» **Stated goal**
Print, word for word, every line from the beginning of the listing up to and including the line with "const caption = 'Frequency". Pictures are to be excluded.

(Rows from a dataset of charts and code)
────────────────

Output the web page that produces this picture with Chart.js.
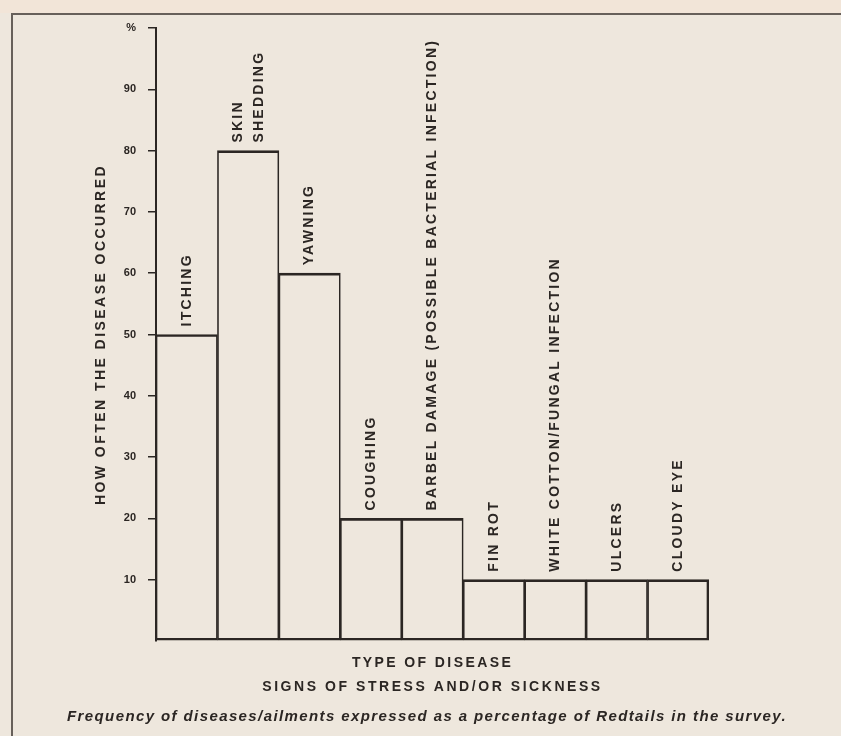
<!DOCTYPE html>
<html>
<head>
<meta charset="utf-8">
<script src="https://cdn.jsdelivr.net/npm/chart.js@4.4.1/dist/chart.umd.min.js"></script>
<style>
  html, body { margin: 0; padding: 0; background: #eee7dd; }
  #wrap { width: 841px; height: 736px; }
</style>
</head>
<body>
<div id="wrap"><canvas id="chart" width="841" height="736"></canvas></div>
<script>
// categories as printed above each bar (one entry per text line)
const diseaseLabels = [
    ['ITCHING'],
    ['SKIN', 'SHEDDING'],
    ['YAWNING'],
    ['COUGHING'],
    ['BARBEL DAMAGE (POSSIBLE BACTERIAL INFECTION)'],
    ['FIN ROT'],
    ['WHITE COTTON/FUNGAL INFECTION'],
    ['ULCERS'],
    ['CLOUDY EYE']
];
// % of Redtails in the survey
const percentages = [50, 80, 60, 20, 20, 10, 10, 10, 10];
const yMax = 100;
const yStep = 10;
const yTopLabel = '%';

const yTitle = 'HOW OFTEN THE DISEASE OCCURRED';
const xTitles = ['TYPE OF DISEASE', 'SIGNS OF STRESS AND/OR SICKNESS'];
const caption = 'Frequency of diseases/ailments expressed as a percentage of Redtails in the survey.';

const ink = '#2b2623';
const paper = '#eee7dd';
const fontFamily = '"Liberation Sans", Arial, sans-serif';

function spacedText(ctx, text, x, y, spacing) {
    ctx.letterSpacing = spacing + 'px';
    ctx.fillText(text, x, y);
    ctx.letterSpacing = '0px';
}

const paperPlugin = {
    id: 'paper',
    beforeDraw(chart) {
        const { ctx, width, height } = chart;
        ctx.save();
        ctx.fillStyle = paper;
        ctx.fillRect(0, 0, width, height);
        ctx.fillStyle = '#f2e5d8';
        ctx.fillRect(0, 0, width, 13);
        // scanned page frame
        ctx.strokeStyle = '#67605a';
        ctx.lineWidth = 2;
        ctx.beginPath();
        ctx.moveTo(12, height);
        ctx.lineTo(12, 14);
        ctx.lineTo(width, 14);
        ctx.stroke();
        ctx.restore();
    }
};

const textPlugin = {
    id: 'texts',
    afterDatasetsDraw(chart) {
        const { ctx, chartArea } = chart;
        const meta = chart.getDatasetMeta(0);
        ctx.save();
        ctx.fillStyle = ink;

        // rotated labels above the bars
        ctx.font = 'bold 14px ' + fontFamily;
        ctx.textAlign = 'left';
        ctx.textBaseline = 'middle';
        meta.data.forEach((bar, i) => {
            const lines = diseaseLabels[i];
            ctx.save();
            ctx.translate(bar.x, bar.y - 8);
            ctx.rotate(-Math.PI / 2);
            lines.forEach((line, j) => {
                const off = (j - (lines.length - 1) / 2) * 21;
                spacedText(ctx, line, 0, off, 2.25);
            });
            ctx.restore();
        });

        // y axis title
        ctx.save();
        ctx.font = 'bold 14px ' + fontFamily;
        ctx.textAlign = 'center';
        ctx.translate(101, (chartArea.top + chartArea.bottom) / 2);
        ctx.rotate(-Math.PI / 2);
        spacedText(ctx, yTitle, 0, 0, 2.45);
        ctx.restore();

        // x titles
        ctx.textAlign = 'center';
        const cx = (chartArea.left + chartArea.right) / 2;
        ctx.font = 'bold 14px ' + fontFamily;
        spacedText(ctx, xTitles[0], cx, 663, 2.4);
        spacedText(ctx, xTitles[1], cx, 687, 2.55);

        // caption
        ctx.font = 'italic bold 15px ' + fontFamily;
        spacedText(ctx, caption, 427, 717, 1.4);
        ctx.restore();
    }
};

new Chart(document.getElementById('chart'), {
    type: 'bar',
    data: {
        labels: diseaseLabels.map(l => l.join(' ')),
        datasets: [{
            data: percentages,
            backgroundColor: 'rgba(0,0,0,0)',
            borderColor: ink,
            borderSkipped: false,
            borderWidth: ctx => ({
                top: 2,
                bottom: 2,
                left: 1,
                right: ctx.dataIndex === percentages.length - 1 ? 2 : 1
            }),
            barPercentage: 1,
            categoryPercentage: 1
        }]
    },
    options: {
        responsive: false,
        animation: false,
        layout: { padding: { left: 0, right: 132, top: 28, bottom: 0 } },
        plugins: {
            legend: { display: false },
            tooltip: { enabled: false }
        },
        scales: {
            x: {
                ticks: { display: false },
                grid: { display: false },
                border: { display: false },
                afterFit: scale => { scale.height = 95; }
            },
            y: {
                min: 0,
                max: yMax,
                ticks: {
                    stepSize: yStep,
                    padding: 12,
                    color: ink,
                    font: { family: fontFamily, size: 11, weight: 'bold' },
                    callback: v => v === 0 ? '' : (v === yMax ? yTopLabel : v)
                },
                grid: {
                    drawOnChartArea: false,
                    tickLength: 8,
                    lineWidth: 1.5,
                    color: c => (c.tick && c.tick.value === 0) ? 'rgba(0,0,0,0)' : ink
                },
                border: { display: true, color: ink, width: 2 },
                afterFit: scale => { scale.width = 156; }
            }
        }
    },
    plugins: [paperPlugin, textPlugin]
});
</script>
</body>
</html>
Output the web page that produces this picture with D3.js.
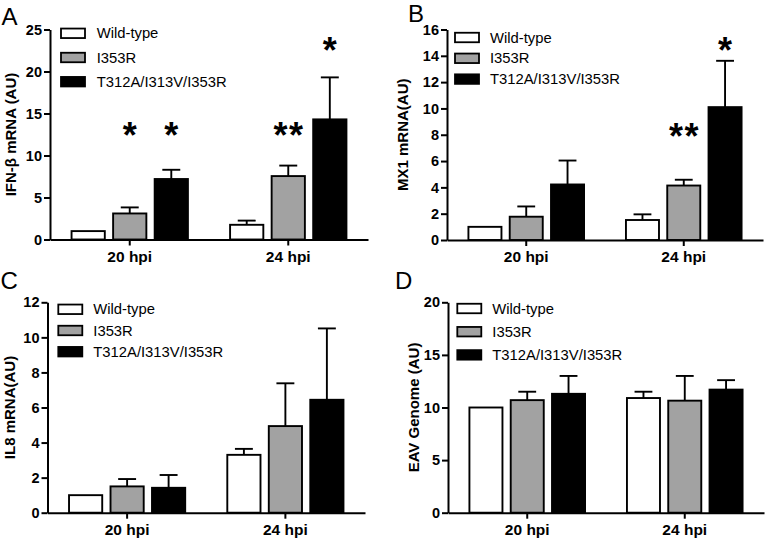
<!DOCTYPE html>
<html>
<head>
<meta charset="utf-8">
<script src="https://cdn.jsdelivr.net/npm/d3@7"></script>
<style>
  html, body { margin: 0; padding: 0; background: #fff; }
  svg { display: block; }
</style>
</head>
<body>
<svg id="chart" width="768" height="539"></svg>
<script>
// ---------- DATA ----------
const groups = ["20 hpi", "24 hpi"];
const seriesNames = ["Wild-type", "I353R", "T312A/I313V/I353R"];

// Panel A: IFN-beta mRNA
const ifnTicks = [0, 5, 10, 15, 20, 25];
const ifnWT = [1.0, 1.75];
const ifnI353R = [3.1, 7.55];
const ifnTriple = [7.2, 14.3];
const ifnErrWT = [0, 0.5];
const ifnErrI353R = [0.72, 1.25];
const ifnErrTriple = [1.1, 5.0];
const ifnStars = [
  { group: "20 hpi", series: 1, text: "*", tier: "low" },
  { group: "20 hpi", series: 2, text: "*", tier: "low" },
  { group: "24 hpi", series: 1, text: "**", tier: "low" },
  { group: "24 hpi", series: 2, text: "*", tier: "high" }
];

// Panel B: MX1 mRNA
const mx1Ticks = [0, 2, 4, 6, 8, 10, 12, 14, 16];
const mx1WT = [1.0, 1.52];
const mx1I353R = [1.77, 4.14];
const mx1Triple = [4.22, 10.1];
const mx1ErrWT = [0, 0.43];
const mx1ErrI353R = [0.78, 0.44];
const mx1ErrTriple = [1.82, 3.52];
const mx1Stars = [
  { group: "24 hpi", series: 1, text: "**", tier: "low" },
  { group: "24 hpi", series: 2, text: "*", tier: "high" }
];

// Panel C: IL8 mRNA
const il8Ticks = [0, 2, 4, 6, 8, 10, 12];
const il8WT = [1.0, 3.3];
const il8I353R = [1.5, 4.94];
const il8Triple = [1.42, 6.44];
const il8ErrWT = [0, 0.34];
const il8ErrI353R = [0.42, 2.44];
const il8ErrTriple = [0.73, 4.07];
const il8Stars = [];

// Panel D: EAV genome
const eavTicks = [0, 5, 10, 15, 20];
const eavWT = [10.0, 10.9];
const eavI353R = [10.7, 10.65];
const eavTriple = [11.3, 11.7];
const eavErrWT = [0, 0.6];
const eavErrI353R = [0.8, 2.35];
const eavErrTriple = [1.7, 0.9];
const eavStars = [];

// ---------- STYLE / LAYOUT ----------
const FONT = "'Liberation Sans', Arial, Helvetica, sans-serif";
const fills = ["#ffffff", "#a2a2a2", "#000000"];

const panels = [
  { letter: "A", letterX: 1.5, letterY: 24.5, title: "IFN-\u03b2 mRNA (AU)", titleX: 11,
    ticks: ifnTicks, values: [ifnWT, ifnI353R, ifnTriple], errors: [ifnErrWT, ifnErrI353R, ifnErrTriple],
    stars: ifnStars, x0: 50, x1: 368, yb: 239.5, yt: 29.5,
    legend: { x: 61, y: 33.3, dy: 24.2, tx: 96.7 } },
  { letter: "B", letterX: 408, letterY: 21.5, title: "MX1 mRNA(AU)", titleX: 403,
    ticks: mx1Ticks, values: [mx1WT, mx1I353R, mx1Triple], errors: [mx1ErrWT, mx1ErrI353R, mx1ErrTriple],
    stars: mx1Stars, x0: 447, x1: 763, yb: 240, yt: 29.5,
    legend: { x: 455, y: 37.5, dy: 20.8, tx: 490 } },
  { letter: "C", letterX: 0.5, letterY: 289, title: "IL8 mRNA(AU)", titleX: 10,
    ticks: il8Ticks, values: [il8WT, il8I353R, il8Triple], errors: [il8ErrWT, il8ErrI353R, il8ErrTriple],
    stars: il8Stars, x0: 47.5, x1: 365, yb: 512.7, yt: 302.3,
    legend: { x: 58.3, y: 309.3, dy: 21.2, tx: 93.3 } },
  { letter: "D", letterX: 395, letterY: 289, title: "EAV Genome (AU)", titleX: 414,
    ticks: eavTicks, values: [eavWT, eavI353R, eavTriple], errors: [eavErrWT, eavErrI353R, eavErrTriple],
    stars: eavStars, x0: 448, x1: 764, yb: 512.7, yt: 302.3,
    legend: { x: 457.3, y: 308.5, dy: 23.2, tx: 492.3 } }
];

const svg = d3.select("#chart");

panels.forEach(p => {
  const g = svg.append("g");
  const yMax = p.ticks[p.ticks.length - 1];
  const y = d3.scaleLinear().domain([0, yMax]).range([p.yb, p.yt]);
  const xg = d3.scaleBand().domain(groups).range([p.x0, p.x1]).paddingInner(0.266).paddingOuter(0.136);
  const xs = d3.scaleBand().domain([0, 1, 2]).range([0, xg.bandwidth()]).paddingInner(0.2).paddingOuter(0);

  const rows = [];
  p.values.forEach((arr, si) => {
    arr.forEach((v, gi) => rows.push({ series: si, group: groups[gi], value: v, err: p.errors[si][gi] }));
  });

  // error bars (upper only)
  const capW = xs.bandwidth() * 0.54;
  const eb = g.append("g").attr("stroke", "#000").attr("stroke-width", 1.9).attr("fill", "none");
  rows.filter(d => d.err > 0).forEach(d => {
    const cx = xg(d.group) + xs(d.series) + xs.bandwidth() / 2;
    eb.append("line").attr("x1", cx).attr("x2", cx).attr("y1", y(d.value)).attr("y2", y(d.value + d.err));
    eb.append("line").attr("x1", cx - capW / 2).attr("x2", cx + capW / 2)
      .attr("y1", y(d.value + d.err)).attr("y2", y(d.value + d.err));
  });

  // bars
  g.append("g").selectAll("rect").data(rows).join("rect")
    .attr("x", d => xg(d.group) + xs(d.series))
    .attr("width", xs.bandwidth())
    .attr("y", d => y(d.value))
    .attr("height", d => y(0) - y(d.value))
    .attr("fill", d => fills[d.series])
    .attr("stroke", "#000")
    .attr("stroke-width", 1.9);

  // axes
  const ya = g.append("g").attr("transform", `translate(${p.x0},0)`)
    .call(d3.axisLeft(y).tickValues(p.ticks).tickSize(6).tickSizeOuter(0).tickPadding(2).tickFormat(d3.format("d")));
  const xa = g.append("g").attr("transform", `translate(0,${p.yb})`)
    .call(d3.axisBottom(xg).tickSize(6).tickSizeOuter(0).tickPadding(5));

  [ya, xa].forEach(a => {
    a.select(".domain").attr("stroke", "#000").attr("stroke-width", 2);
    a.selectAll(".tick line").attr("stroke", "#000").attr("stroke-width", 2);
    a.selectAll("text").attr("fill", "#000").attr("font-family", FONT).attr("font-weight", "bold");
  });
  ya.selectAll("text").attr("font-size", "14.5px");
  xa.selectAll("text").attr("font-size", "15.5px");

  // y axis title
  g.append("text")
    .attr("transform", `translate(${p.titleX},${(p.yb + p.yt) / 2}) rotate(-90)`)
    .attr("text-anchor", "middle").attr("dy", "0.35em")
    .attr("font-family", FONT).attr("font-weight", "bold").attr("font-size", "15px")
    .text(p.title);

  // panel letter
  g.append("text").attr("x", p.letterX).attr("y", p.letterY)
    .attr("font-family", FONT).attr("font-size", "24px").text(p.letter);

  // legend
  const lg = g.append("g");
  seriesNames.forEach((name, i) => {
    const cy = p.legend.y + i * p.legend.dy;
    lg.append("rect").attr("x", p.legend.x).attr("y", cy - 4.75).attr("width", 24).attr("height", 9.5)
      .attr("fill", fills[i]).attr("stroke", "#000").attr("stroke-width", 1.8);
    lg.append("text").attr("x", p.legend.tx).attr("y", cy).attr("dy", "0.35em")
      .attr("font-family", FONT).attr("font-size", "14.8px").text(name);
  });

  // significance stars
  const h = p.yb - p.yt;
  const tierY = { low: p.yt + 0.467 * h, high: p.yt + 0.062 * h };
  const starSize = 36;
  p.stars.forEach(s => {
    const cx = xg(s.group) + xs(s.series) + xs.bandwidth() / 2;
    const n = s.text.length;
    const sep = 15.7;
    for (let k = 0; k < n; k++) {
      const ox = (k - (n - 1) / 2) * sep;
      g.append("text").attr("x", cx + ox).attr("y", tierY[s.tier] + 0.58 * starSize)
        .attr("text-anchor", "middle")
        .attr("font-family", FONT).attr("font-weight", "bold").attr("font-size", starSize + "px")
        .text("*");
    }
  });
});
</script>
</body>
</html>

────────────────

» **Response to the exercise**
Output the web page that produces this picture with Chart.js.
<!DOCTYPE html>
<html>
<head>
<meta charset="utf-8">
<script src="https://cdn.jsdelivr.net/npm/chart.js@4.4.1/dist/chart.umd.min.js"></script>
<style>
  html, body { margin: 0; padding: 0; background: #eee7dd; }
  #wrap { width: 841px; height: 736px; }
</style>
</head>
<body>
<div id="wrap"><canvas id="chart" width="841" height="736"></canvas></div>
<script>
// categories as printed above each bar (one entry per text line)
const diseaseLabels = [
    ['ITCHING'],
    ['SKIN', 'SHEDDING'],
    ['YAWNING'],
    ['COUGHING'],
    ['BARBEL DAMAGE (POSSIBLE BACTERIAL INFECTION)'],
    ['FIN ROT'],
    ['WHITE COTTON/FUNGAL INFECTION'],
    ['ULCERS'],
    ['CLOUDY EYE']
];
// % of Redtails in the survey
const percentages = [50, 80, 60, 20, 20, 10, 10, 10, 10];
const yMax = 100;
const yStep = 10;
const yTopLabel = '%';

const yTitle = 'HOW OFTEN THE DISEASE OCCURRED';
const xTitles = ['TYPE OF DISEASE', 'SIGNS OF STRESS AND/OR SICKNESS'];
const caption = 'Frequency of diseases/ailments expressed as a percentage of Redtails in the survey.';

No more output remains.